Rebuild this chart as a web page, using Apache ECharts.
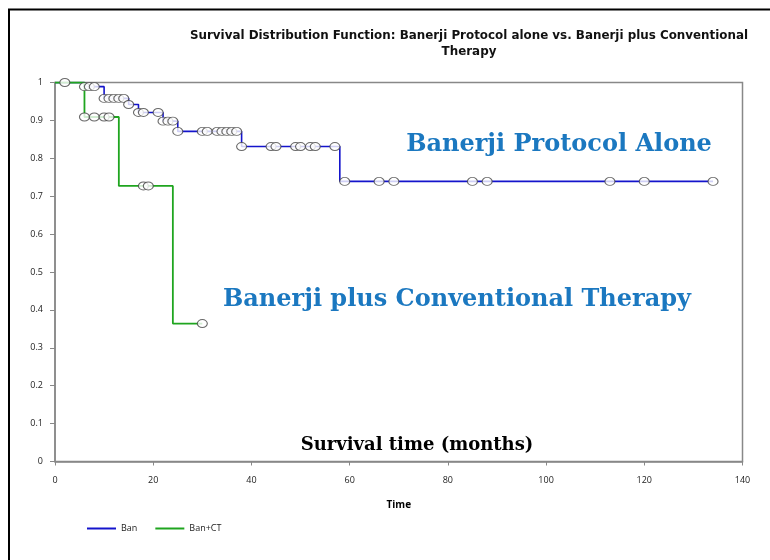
<!DOCTYPE html>
<html>
<head>
<meta charset="utf-8">
<script src="https://cdn.jsdelivr.net/npm/echarts@6/dist/echarts.min.js"></script>
<style>html,body{margin:0;padding:0;background:#fff}#c{width:770px;height:560px}</style>
</head>
<body>
<div id="c"></div>
<script>
// Kaplan-Meier step data (time, survival after event)
var banTimes = [0, 6, 10, 15, 17, 22, 25, 38, 58, 134];
var banSurv  = [1, 0.989, 0.958, 0.942, 0.921, 0.898, 0.871, 0.831, 0.739, 0.739];
var ctTimes  = [0, 6, 13, 24, 30];
var ctSurv   = [1, 0.909, 0.727, 0.364, 0.364];
// censored observation times
var banCensor = [2, 6, 7, 8, 10, 11, 12, 13, 14, 15, 17, 18, 21, 22, 23, 24, 25, 30, 31, 33, 34, 35, 36, 37, 38, 44, 45, 49, 50, 52, 53, 57, 59, 66, 69, 85, 88, 113, 120, 134];
var ctCensor  = [6, 8, 10, 11, 18, 19, 30];
var xTicks = [0, 20, 40, 60, 80, 100, 120, 140];

function survAt(times, surv, t) {
  var v = surv[0];
  for (var i = 0; i < times.length; i++) { if (times[i] <= t) v = surv[i]; }
  return v;
}
function zip(a, b) { return a.map(function (x, i) { return [x, b[i]]; }); }

var chart = echarts.init(document.getElementById('c'));
var markerStyle = { color: '#fff', borderColor: '#444', borderWidth: 1 };
chart.setOption({
  animation: false,
  textStyle: { fontFamily: 'Open Sans' },
  grid: { left: 55, right: 27.5, top: 82.5, bottom: 98.5, show: true, borderColor: '#888', borderWidth: 1.5, backgroundColor: 'transparent' },
  xAxis: {
    type: 'value', min: 0, max: 140, interval: 20,
    name: 'Time', nameLocation: 'middle', nameGap: 39,
    nameTextStyle: { fontWeight: 'bold', fontSize: 10, color: '#000', fontFamily: 'Open Sans' },
    axisLine: { lineStyle: { color: '#888', width: 1.5 } },
    axisTick: { length: 4, lineStyle: { color: '#888' } },
    axisLabel: { fontSize: 9, color: '#222', margin: 14 },
    splitLine: { show: false }
  },
  yAxis: {
    type: 'value', min: 0, max: 1, interval: 0.1,
    axisLine: { show: true, lineStyle: { color: '#888', width: 1.5 } },
    axisTick: { show: true, length: 5, lineStyle: { color: '#888' } },
    axisLabel: { fontSize: 9, color: '#222', margin: 12, formatter: function (v) { return (Math.round(v * 10) / 10).toString(); } },
    splitLine: { show: false }
  },
  legend: {
    data: ['Ban', 'Ban+CT'], left: 82, top: 519, icon: 'rect', itemWidth: 29, itemHeight: 2, itemGap: 18,
    textStyle: { fontSize: 9, color: '#222' }
  },
  graphic: [
    { type: 'rect', shape: { x: 9, y: 9.5, width: 820, height: 620 }, style: { fill: 'none', stroke: '#000', lineWidth: 2 }, silent: true },
    { type: 'text', style: { text: 'Survival Distribution Function: Banerji Protocol alone vs. Banerji plus Conventional\nTherapy', x: 469, y: 28, textAlign: 'center', font: 'bold 11.9px "DejaVu Sans"', fill: '#111', lineHeight: 16 } },
    { type: 'text', style: { text: 'Banerji Protocol Alone', x: 559, y: 145, textAlign: 'center', textVerticalAlign: 'middle', font: 'bold 24px "DejaVu Serif"', fill: '#1b78c0' } },
    { type: 'text', style: { text: 'Banerji plus Conventional Therapy', x: 457, y: 300, textAlign: 'center', textVerticalAlign: 'middle', font: 'bold 24px "DejaVu Serif"', fill: '#1b78c0' } },
    { type: 'text', style: { text: 'Survival time (months)', x: 417, y: 445, textAlign: 'center', textVerticalAlign: 'middle', font: 'bold 18px "DejaVu Serif"', fill: '#000' } }
  ],
  series: [
    { name: 'Ban', type: 'line', step: 'end', data: zip(banTimes, banSurv), showSymbol: false, symbol: 'none', color: '#1414cc', lineStyle: { color: '#1414cc', width: 1.6 }, z: 2 },
    { name: 'Ban+CT', type: 'line', step: 'end', data: zip(ctTimes, ctSurv), showSymbol: false, symbol: 'none', color: '#1fa51f', lineStyle: { color: '#1fa51f', width: 1.8 }, z: 3 },
    { name: 'banCens', type: 'scatter', symbol: 'circle', symbolSize: [10, 8], itemStyle: markerStyle, z: 5,
      data: banCensor.map(function (t) { return [t, survAt(banTimes, banSurv, t)]; }) },
    { name: 'ctCens', type: 'scatter', symbol: 'circle', symbolSize: [10, 8], itemStyle: markerStyle, z: 5,
      data: ctCensor.map(function (t) { return [t, survAt(ctTimes, ctSurv, t)]; }) }
  ]
});
</script>
</body>
</html>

◇ ◇ ◇ ◇ ◇

**Task instructions**
Write out nothing but the lines from the start of the data through the line with "function zip(a, b)". Leave out the pictures.

**Output for this exercise**
Rebuild this chart as a web page, using Apache ECharts.
<!DOCTYPE html>
<html>
<head>
<meta charset="utf-8">
<script src="https://cdn.jsdelivr.net/npm/echarts@6/dist/echarts.min.js"></script>
<style>html,body{margin:0;padding:0;background:#fff}#c{width:770px;height:560px}</style>
</head>
<body>
<div id="c"></div>
<script>
// Kaplan-Meier step data (time, survival after event)
var banTimes = [0, 6, 10, 15, 17, 22, 25, 38, 58, 134];
var banSurv  = [1, 0.989, 0.958, 0.942, 0.921, 0.898, 0.871, 0.831, 0.739, 0.739];
var ctTimes  = [0, 6, 13, 24, 30];
var ctSurv   = [1, 0.909, 0.727, 0.364, 0.364];
// censored observation times
var banCensor = [2, 6, 7, 8, 10, 11, 12, 13, 14, 15, 17, 18, 21, 22, 23, 24, 25, 30, 31, 33, 34, 35, 36, 37, 38, 44, 45, 49, 50, 52, 53, 57, 59, 66, 69, 85, 88, 113, 120, 134];
var ctCensor  = [6, 8, 10, 11, 18, 19, 30];
var xTicks = [0, 20, 40, 60, 80, 100, 120, 140];

function survAt(times, surv, t) {
  var v = surv[0];
  for (var i = 0; i < times.length; i++) { if (times[i] <= t) v = surv[i]; }
  return v;
}
function zip(a, b) { return a.map(function (x, i) { return [x, b[i]]; }); }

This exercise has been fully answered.